* Start *

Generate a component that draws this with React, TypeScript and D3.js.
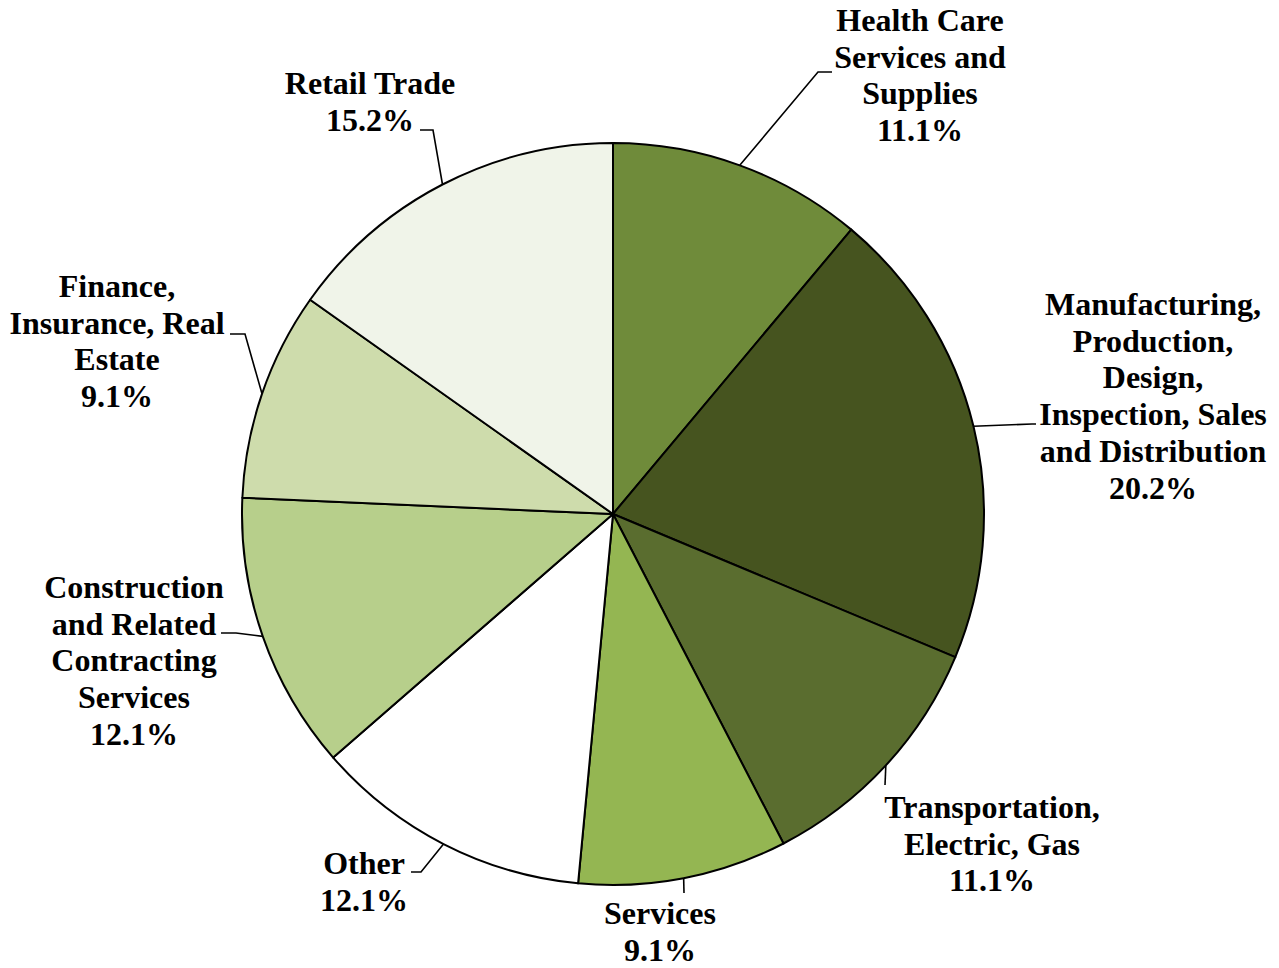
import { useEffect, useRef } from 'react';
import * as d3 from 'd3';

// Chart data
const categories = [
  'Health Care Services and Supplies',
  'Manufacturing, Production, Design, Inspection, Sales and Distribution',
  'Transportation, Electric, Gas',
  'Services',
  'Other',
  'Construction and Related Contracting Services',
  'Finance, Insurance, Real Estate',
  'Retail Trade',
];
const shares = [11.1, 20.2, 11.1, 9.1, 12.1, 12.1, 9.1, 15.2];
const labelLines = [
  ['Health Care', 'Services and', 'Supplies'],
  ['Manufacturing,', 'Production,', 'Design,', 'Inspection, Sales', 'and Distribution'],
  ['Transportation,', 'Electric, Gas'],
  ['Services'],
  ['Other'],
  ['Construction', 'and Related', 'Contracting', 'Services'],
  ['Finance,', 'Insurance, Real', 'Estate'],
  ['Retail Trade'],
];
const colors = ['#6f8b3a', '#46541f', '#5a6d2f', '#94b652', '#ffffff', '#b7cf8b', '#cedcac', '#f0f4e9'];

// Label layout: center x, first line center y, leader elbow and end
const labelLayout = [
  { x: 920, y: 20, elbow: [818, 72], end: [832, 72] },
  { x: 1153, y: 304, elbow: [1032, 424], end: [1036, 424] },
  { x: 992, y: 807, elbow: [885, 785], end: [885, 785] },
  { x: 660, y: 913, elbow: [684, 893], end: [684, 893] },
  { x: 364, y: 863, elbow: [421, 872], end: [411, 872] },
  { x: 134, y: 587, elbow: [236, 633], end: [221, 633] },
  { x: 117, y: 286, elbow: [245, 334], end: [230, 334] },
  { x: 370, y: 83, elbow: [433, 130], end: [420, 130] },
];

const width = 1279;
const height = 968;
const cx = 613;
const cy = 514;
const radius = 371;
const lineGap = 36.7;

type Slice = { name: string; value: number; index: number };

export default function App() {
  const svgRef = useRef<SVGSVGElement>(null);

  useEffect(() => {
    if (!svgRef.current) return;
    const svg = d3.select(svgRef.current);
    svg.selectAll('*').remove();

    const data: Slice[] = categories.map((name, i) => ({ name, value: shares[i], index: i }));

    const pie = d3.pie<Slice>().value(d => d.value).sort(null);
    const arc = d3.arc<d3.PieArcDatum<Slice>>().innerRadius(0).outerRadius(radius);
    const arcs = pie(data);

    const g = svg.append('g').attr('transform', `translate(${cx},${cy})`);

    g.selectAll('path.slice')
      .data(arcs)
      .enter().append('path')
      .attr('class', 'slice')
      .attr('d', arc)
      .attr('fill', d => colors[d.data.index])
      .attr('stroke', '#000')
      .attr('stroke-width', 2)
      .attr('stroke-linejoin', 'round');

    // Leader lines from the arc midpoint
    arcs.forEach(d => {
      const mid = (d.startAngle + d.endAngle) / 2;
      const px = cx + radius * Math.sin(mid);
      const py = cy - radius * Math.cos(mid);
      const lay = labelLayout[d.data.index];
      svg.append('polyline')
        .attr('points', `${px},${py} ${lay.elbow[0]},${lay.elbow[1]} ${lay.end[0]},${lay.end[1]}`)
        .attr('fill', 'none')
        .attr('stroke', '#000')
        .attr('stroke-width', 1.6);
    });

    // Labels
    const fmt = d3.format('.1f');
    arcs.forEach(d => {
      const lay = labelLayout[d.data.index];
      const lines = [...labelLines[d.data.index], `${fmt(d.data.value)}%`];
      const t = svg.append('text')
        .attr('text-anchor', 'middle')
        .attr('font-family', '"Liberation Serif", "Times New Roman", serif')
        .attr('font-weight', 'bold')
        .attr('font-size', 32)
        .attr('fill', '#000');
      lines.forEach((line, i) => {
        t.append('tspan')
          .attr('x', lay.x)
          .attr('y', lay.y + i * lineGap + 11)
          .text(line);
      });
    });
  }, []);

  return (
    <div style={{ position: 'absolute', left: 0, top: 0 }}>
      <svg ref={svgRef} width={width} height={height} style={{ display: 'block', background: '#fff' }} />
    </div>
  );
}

* End *
* Start *

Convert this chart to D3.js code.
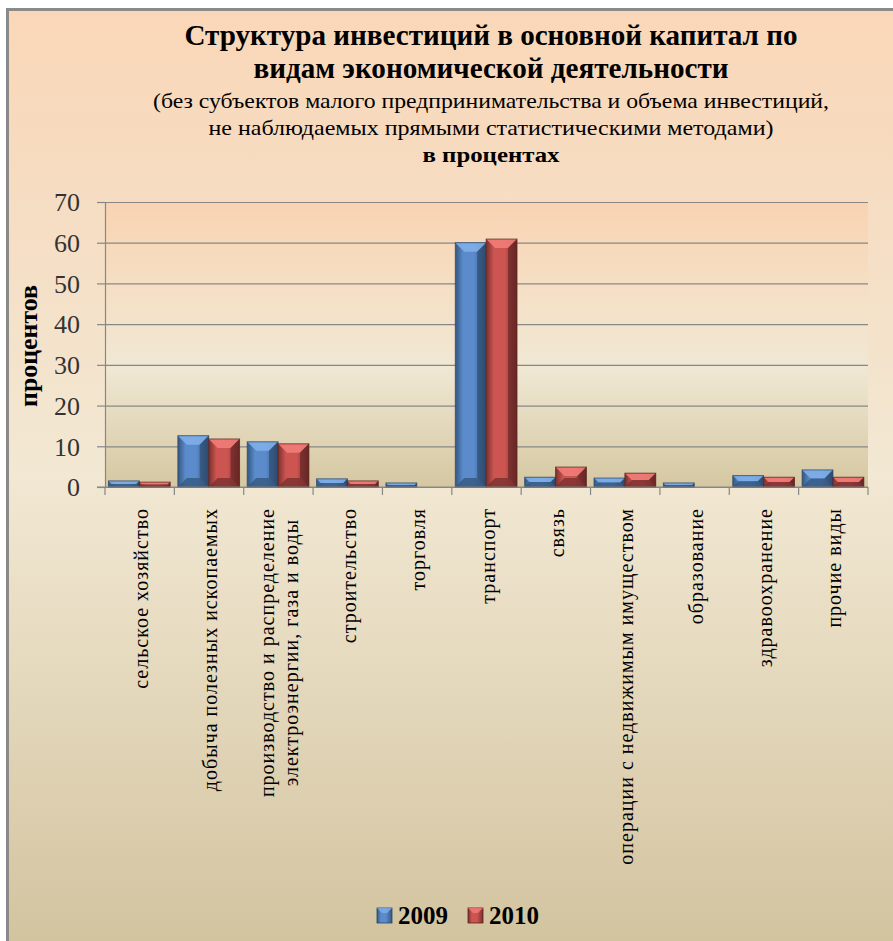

* End *

**What you have to do:**
Print exactly the lines from the line containing "Generate a component" through the line containing "import * as d3 from 'd3';", and omit any picture found among them.

**The solution:**
Generate a component that draws this with React, TypeScript and D3.js.
import { useEffect, useRef } from 'react';
import * as d3 from 'd3';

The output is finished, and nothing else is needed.